start Source material
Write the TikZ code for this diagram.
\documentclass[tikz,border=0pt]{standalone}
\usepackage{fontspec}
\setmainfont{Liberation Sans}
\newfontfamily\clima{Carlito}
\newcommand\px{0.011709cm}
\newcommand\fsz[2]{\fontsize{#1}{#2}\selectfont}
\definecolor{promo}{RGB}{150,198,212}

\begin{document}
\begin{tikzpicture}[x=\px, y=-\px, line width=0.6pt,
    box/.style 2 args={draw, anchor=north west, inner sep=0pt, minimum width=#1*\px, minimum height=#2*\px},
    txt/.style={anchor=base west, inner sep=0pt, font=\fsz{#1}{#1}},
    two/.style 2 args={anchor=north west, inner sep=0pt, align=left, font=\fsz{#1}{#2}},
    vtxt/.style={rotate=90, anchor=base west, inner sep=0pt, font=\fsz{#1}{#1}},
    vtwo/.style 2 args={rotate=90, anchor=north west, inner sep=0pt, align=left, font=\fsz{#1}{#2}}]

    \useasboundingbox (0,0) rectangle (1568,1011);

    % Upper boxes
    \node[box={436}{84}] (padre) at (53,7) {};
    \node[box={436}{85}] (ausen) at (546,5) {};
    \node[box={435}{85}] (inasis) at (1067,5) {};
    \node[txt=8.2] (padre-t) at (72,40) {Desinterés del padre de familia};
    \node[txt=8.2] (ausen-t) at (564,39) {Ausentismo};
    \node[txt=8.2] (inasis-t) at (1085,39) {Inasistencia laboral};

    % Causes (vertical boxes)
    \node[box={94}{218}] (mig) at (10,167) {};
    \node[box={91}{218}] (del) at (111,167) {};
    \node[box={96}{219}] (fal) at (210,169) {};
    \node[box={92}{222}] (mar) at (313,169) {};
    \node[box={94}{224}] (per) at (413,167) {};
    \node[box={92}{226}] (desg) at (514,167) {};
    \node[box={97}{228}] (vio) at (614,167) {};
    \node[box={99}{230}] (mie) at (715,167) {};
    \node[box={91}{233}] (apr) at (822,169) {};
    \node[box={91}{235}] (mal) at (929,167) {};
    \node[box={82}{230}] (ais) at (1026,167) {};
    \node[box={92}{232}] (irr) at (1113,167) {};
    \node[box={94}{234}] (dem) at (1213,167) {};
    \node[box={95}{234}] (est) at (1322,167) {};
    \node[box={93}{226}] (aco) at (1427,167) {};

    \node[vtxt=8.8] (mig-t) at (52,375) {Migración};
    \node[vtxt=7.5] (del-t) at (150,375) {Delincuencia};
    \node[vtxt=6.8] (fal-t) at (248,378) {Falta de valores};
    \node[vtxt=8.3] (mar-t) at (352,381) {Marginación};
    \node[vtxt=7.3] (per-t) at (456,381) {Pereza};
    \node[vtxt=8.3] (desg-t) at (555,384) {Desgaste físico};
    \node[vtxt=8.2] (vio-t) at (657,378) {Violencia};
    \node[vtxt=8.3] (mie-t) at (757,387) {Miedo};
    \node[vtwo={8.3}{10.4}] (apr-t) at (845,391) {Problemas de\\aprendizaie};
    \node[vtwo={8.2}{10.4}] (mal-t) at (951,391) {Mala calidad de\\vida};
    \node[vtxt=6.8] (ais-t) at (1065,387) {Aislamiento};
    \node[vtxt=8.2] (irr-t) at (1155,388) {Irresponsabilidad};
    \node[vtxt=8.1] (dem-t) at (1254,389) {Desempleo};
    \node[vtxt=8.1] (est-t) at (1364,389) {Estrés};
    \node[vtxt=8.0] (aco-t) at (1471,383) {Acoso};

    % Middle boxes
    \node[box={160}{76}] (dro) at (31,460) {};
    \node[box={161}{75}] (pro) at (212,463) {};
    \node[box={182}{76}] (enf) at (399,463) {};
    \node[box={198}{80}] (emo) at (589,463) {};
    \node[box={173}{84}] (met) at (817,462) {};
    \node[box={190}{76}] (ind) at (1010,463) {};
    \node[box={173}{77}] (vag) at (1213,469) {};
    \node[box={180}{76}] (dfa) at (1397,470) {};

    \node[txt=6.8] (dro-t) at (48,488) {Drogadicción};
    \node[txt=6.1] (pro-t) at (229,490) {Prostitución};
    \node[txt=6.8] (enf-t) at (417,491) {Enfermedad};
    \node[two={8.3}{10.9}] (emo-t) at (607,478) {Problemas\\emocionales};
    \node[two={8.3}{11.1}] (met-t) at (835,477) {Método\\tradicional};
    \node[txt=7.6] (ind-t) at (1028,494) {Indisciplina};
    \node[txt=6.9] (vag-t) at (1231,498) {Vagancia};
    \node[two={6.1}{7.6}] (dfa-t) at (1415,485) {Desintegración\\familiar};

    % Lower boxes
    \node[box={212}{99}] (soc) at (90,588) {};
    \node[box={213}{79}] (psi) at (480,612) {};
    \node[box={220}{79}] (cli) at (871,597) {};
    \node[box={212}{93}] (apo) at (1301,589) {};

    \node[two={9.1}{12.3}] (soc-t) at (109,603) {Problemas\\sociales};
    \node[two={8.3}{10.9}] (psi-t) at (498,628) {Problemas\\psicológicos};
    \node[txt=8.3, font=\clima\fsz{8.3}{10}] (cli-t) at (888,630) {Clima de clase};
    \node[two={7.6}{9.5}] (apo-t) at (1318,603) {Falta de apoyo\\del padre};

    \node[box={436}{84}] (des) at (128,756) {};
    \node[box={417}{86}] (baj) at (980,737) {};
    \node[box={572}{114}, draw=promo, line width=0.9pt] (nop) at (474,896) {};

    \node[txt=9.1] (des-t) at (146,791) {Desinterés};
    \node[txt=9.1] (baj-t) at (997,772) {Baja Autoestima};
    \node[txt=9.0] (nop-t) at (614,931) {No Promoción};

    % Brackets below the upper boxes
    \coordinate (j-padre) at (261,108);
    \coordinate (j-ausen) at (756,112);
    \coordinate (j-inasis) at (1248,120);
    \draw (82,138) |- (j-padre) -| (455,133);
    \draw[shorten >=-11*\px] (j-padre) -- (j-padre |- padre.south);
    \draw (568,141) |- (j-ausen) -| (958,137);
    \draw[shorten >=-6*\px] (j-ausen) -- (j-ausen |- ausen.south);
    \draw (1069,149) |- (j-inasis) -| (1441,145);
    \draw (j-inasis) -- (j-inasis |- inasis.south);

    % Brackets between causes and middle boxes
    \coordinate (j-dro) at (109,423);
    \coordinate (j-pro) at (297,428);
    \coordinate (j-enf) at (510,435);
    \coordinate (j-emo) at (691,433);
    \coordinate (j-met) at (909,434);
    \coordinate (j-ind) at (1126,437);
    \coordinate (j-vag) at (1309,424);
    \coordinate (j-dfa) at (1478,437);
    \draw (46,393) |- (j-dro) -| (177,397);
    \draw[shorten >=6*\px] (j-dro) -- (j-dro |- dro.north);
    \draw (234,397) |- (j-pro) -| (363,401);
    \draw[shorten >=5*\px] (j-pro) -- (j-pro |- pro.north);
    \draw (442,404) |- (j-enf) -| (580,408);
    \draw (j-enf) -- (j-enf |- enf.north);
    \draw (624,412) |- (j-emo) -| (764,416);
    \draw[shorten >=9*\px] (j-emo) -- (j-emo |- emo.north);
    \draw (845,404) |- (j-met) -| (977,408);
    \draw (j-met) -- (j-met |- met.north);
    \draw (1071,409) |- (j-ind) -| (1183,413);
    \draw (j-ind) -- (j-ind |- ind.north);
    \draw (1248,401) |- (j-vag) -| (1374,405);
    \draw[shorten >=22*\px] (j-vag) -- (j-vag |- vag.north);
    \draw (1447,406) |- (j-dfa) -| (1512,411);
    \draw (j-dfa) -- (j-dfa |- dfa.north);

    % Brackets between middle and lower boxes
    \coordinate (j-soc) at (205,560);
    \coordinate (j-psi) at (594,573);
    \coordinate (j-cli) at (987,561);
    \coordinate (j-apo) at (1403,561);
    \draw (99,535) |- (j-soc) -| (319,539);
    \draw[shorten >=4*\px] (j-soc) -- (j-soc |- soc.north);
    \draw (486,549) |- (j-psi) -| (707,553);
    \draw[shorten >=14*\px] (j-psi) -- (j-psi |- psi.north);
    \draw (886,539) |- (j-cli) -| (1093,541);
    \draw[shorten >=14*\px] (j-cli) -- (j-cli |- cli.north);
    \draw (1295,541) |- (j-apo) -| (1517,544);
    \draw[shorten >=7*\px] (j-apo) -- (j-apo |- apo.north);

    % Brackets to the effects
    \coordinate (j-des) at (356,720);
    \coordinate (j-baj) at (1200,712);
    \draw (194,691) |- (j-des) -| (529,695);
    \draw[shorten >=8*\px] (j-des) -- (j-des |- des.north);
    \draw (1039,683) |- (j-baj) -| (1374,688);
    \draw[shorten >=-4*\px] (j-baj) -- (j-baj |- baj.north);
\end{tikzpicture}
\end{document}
end Source material
Return a word-for-word copy of the lines from the beginning of the listing to the line holding "(inasis-t) at (1085,39)", both kept.

Write the TikZ code for this diagram.
\documentclass[tikz,border=0pt]{standalone}
\usepackage{fontspec}
\setmainfont{Liberation Sans}
\newfontfamily\clima{Carlito}
\newcommand\px{0.011709cm}
\newcommand\fsz[2]{\fontsize{#1}{#2}\selectfont}
\definecolor{promo}{RGB}{150,198,212}

\begin{document}
\begin{tikzpicture}[x=\px, y=-\px, line width=0.6pt,
    box/.style 2 args={draw, anchor=north west, inner sep=0pt, minimum width=#1*\px, minimum height=#2*\px},
    txt/.style={anchor=base west, inner sep=0pt, font=\fsz{#1}{#1}},
    two/.style 2 args={anchor=north west, inner sep=0pt, align=left, font=\fsz{#1}{#2}},
    vtxt/.style={rotate=90, anchor=base west, inner sep=0pt, font=\fsz{#1}{#1}},
    vtwo/.style 2 args={rotate=90, anchor=north west, inner sep=0pt, align=left, font=\fsz{#1}{#2}}]

    \useasboundingbox (0,0) rectangle (1568,1011);

    % Upper boxes
    \node[box={436}{84}] (padre) at (53,7) {};
    \node[box={436}{85}] (ausen) at (546,5) {};
    \node[box={435}{85}] (inasis) at (1067,5) {};
    \node[txt=8.2] (padre-t) at (72,40) {Desinterés del padre de familia};
    \node[txt=8.2] (ausen-t) at (564,39) {Ausentismo};
    \node[txt=8.2] (inasis-t) at (1085,39) {Inasistencia laboral};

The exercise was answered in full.